This issue tracker has been migrated to GitHub, and is currently read-only.
For more information, see the GitHub FAQs in the Python's Developer Guide.

Title: itertools.islice() goes over all the pre-initial elements even if the iterable can seek
Type: enhancement Stage:
Components: Extension Modules Versions: Python 3.5
Status: closed Resolution: not a bug
Dependencies: Superseder:
Assigned To: rhettinger Nosy List: jcea, josh.r, r.david.murray, rhettinger
Priority: normal Keywords:

Created on 2014-06-13 04:02 by jcea, last changed 2022-04-11 14:58 by admin. This issue is now closed.

Messages (5)
msg220417 - (view) Author: Jesús Cea Avión (jcea) * (Python committer) Date: 2014-06-13 04:02
If L is a big sequence and I do "itertool.islice(L, 1000000, None)", islice will go over a million elements before returning the first that I actually cared.

Since L is a sequence, islice could go directly to the element 1000000.

My program performance improved hugely replacing a "for i in L[p:]" for "for i in (L[p] for p in range(p, len(L)))".

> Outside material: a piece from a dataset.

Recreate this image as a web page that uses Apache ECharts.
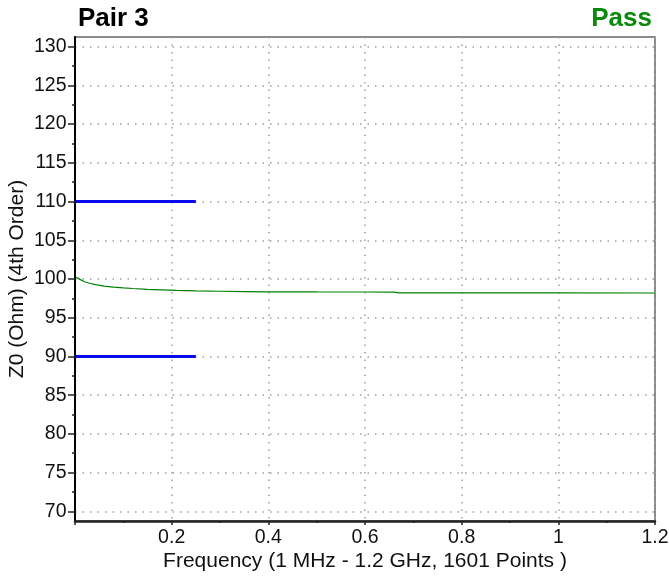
<!DOCTYPE html>
<html>
<head>
<meta charset="utf-8">
<script src="https://cdn.jsdelivr.net/npm/echarts@6/dist/echarts.min.js"></script>
<style>html,body{margin:0;padding:0;background:#fff;}#c{width:669px;height:578px;}</style>
</head>
<body>
<div id="c"></div>
<script>
var freqGHz = [0.001, 0.01, 0.02, 0.03, 0.045, 0.06, 0.08, 0.1, 0.12, 0.15, 0.18, 0.21, 0.25, 0.3, 0.35, 0.4, 0.5, 0.6, 0.66, 0.67, 0.8, 1.0, 1.2];
var z0Ohm   = [100.25, 99.95, 99.65, 99.45, 99.25, 99.08, 98.95, 98.85, 98.77, 98.67, 98.6, 98.52, 98.46, 98.42, 98.38, 98.35, 98.33, 98.32, 98.31, 98.22, 98.21, 98.2, 98.19];
var upperLimitX = [0.001, 0.25];
var upperLimitY = [110, 110];
var lowerLimitX = [0.001, 0.25];
var lowerLimitY = [90, 90];
var yTickLabels = [70, 75, 80, 85, 90, 95, 100, 105, 110, 115, 120, 125, 130];
var yMinorTicks = [72.5, 77.5, 82.5, 87.5, 92.5, 97.5, 102.5, 107.5, 112.5, 117.5, 122.5, 127.5];
var xTickLabels = [0.2, 0.4, 0.6, 0.8, 1, 1.2];

function pairs(xs, ys){ return xs.map(function(x,i){ return [x, ys[i]]; }); }

var FONT = 'Liberation Sans, Arial, Helvetica, sans-serif';
var chart = echarts.init(document.getElementById('c'), null, {renderer:'canvas'});
var grid = {left:75, right:14, top:37, bottom:57, show:true, borderColor:'#666', borderWidth:1.5,
  backgroundColor:'#fff', containLabel:false, outerBoundsMode:'none'};
var dotted = {color:'#a0a0a0', width:1.5, type:[1.5, 6]};
chart.setOption({
  animation:false,
  textStyle:{fontFamily:FONT},
  title:[
    {text:'Pair 3', left:73, top:1, textStyle:{fontFamily:FONT, fontSize:26, fontWeight:'bold', color:'#000'}},
    {text:'Pass', right:12, top:1, textStyle:{fontFamily:FONT, fontSize:26, fontWeight:'bold', color:'#0a8a0a'}}
  ],
  grid:grid,
  xAxis:{
    type:'value', min:0, max:1.2, interval:0.2,
    name:'Frequency (1 MHz - 1.2 GHz, 1601 Points )', nameLocation:'middle', nameGap:30, nameMoveOverlap:false,
    nameTextStyle:{fontFamily:FONT, fontSize:21, color:'#111'},
    axisLine:{show:true, onZero:false, lineStyle:{color:'#222', width:2.5}},
    axisTick:{show:true, inside:false, length:4, lineStyle:{color:'#222', width:1.5}},
    minorTick:{show:true, splitNumber:2, length:2, lineStyle:{color:'#222', width:1.5}},
    axisLabel:{fontFamily:FONT, fontSize:19.5, color:'#111', margin:7, showMinLabel:false,
      formatter:function(v){ return xTickLabels.indexOf(Math.round(v*10)/10) >= 0 ? String(Math.round(v*10)/10) : ''; }},
    splitLine:{show:true, lineStyle:dotted},
    minorSplitLine:{show:false}
  },
  yAxis:[{
    type:'value', min:68.75, max:131.25, position:'left',
    name:'Z0 (Ohm) (4th Order)', nameLocation:'middle', nameGap:47, nameRotate:90, nameMoveOverlap:false,
    nameTextStyle:{fontFamily:FONT, fontSize:21, color:'#111'},
    axisLine:{show:true, onZero:false, lineStyle:{color:'#000', width:2}},
    axisTick:{show:true, length:7, customValues:yTickLabels, lineStyle:{color:'#222', width:1.5}},
    axisLabel:{fontFamily:FONT, fontSize:19.5, color:'#111', margin:8.5, customValues:yTickLabels},
    splitLine:{show:true, lineStyle:dotted}
  },{
    type:'value', min:68.75, max:131.25, position:'left', offset:0,
    axisLine:{show:false},
    axisTick:{show:true, length:3, customValues:yMinorTicks, lineStyle:{color:'#222', width:1.5}},
    axisLabel:{show:false},
    splitLine:{show:false}
  }],
  series:[
    {type:'line', name:'Z0', data:pairs(freqGHz, z0Ohm), showSymbol:false, symbol:'none',
      lineStyle:{color:'#008000', width:1.2}, z:3},
    {type:'line', name:'Upper', data:pairs(upperLimitX, upperLimitY), showSymbol:false, symbol:'none',
      lineStyle:{color:'#0a0aee', width:3}, z:4},
    {type:'line', name:'Lower', data:pairs(lowerLimitX, lowerLimitY), showSymbol:false, symbol:'none',
      lineStyle:{color:'#0a0aee', width:3}, z:4}
  ]
});
</script>
</body>
</html>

Using itertools and doing "for i in itertools.islice(L, p, None)" is massively inefficient.
msg220435 - (view) Author: R. David Murray (r.david.murray) * (Python committer) Date: 2014-06-13 12:56
Then don't use itertools for that case.  itertools is designed for working with *arbitrary* iterables, and arbitrary iterables are not seekable.

I'll leave it to Raymond to decide if it is worth making a special-case optimization :)
msg220520 - (view) Author: Josh Rosenberg (josh.r) * (Python triager) Date: 2014-06-14 01:47
I would think that allowing the special case optimization would be a good idea. As is, if you want to take slices of buffers without making copies, you can use memoryview and get O(1) views of a slice of the memory. But there's nothing built-in that's even remotely equivalent for large lists/tuples. If I have list (we'll call it mylist) with one million items, and I'd like to iterate/operate on the last 100,000, my choices are:

1. mylist[-100000:] # Copies 100,000 pointers; on x64, that's 800KB of memory copied, and 100,000 increfs and decrefs performed en masse, before I even iterate
2. itertools.islice(mylist, 900000, None) # Uses no additional memory, but performs a solid million increfs/decrefs as it iterates, 90% of which are unnecessary
3. Write a custom sequence view class that explicitly indexes to simulate a "listview" or a "tupleview" in a style similar to a memoryview. Minimal memory overhead, and it doesn't process stuff you don't care about, but you actually have to write the thing, and any pure Python implementation is going to add a lot of mathematical overhead to maintain a slice or range in parallel so you can index the wrapped sequence appropriately.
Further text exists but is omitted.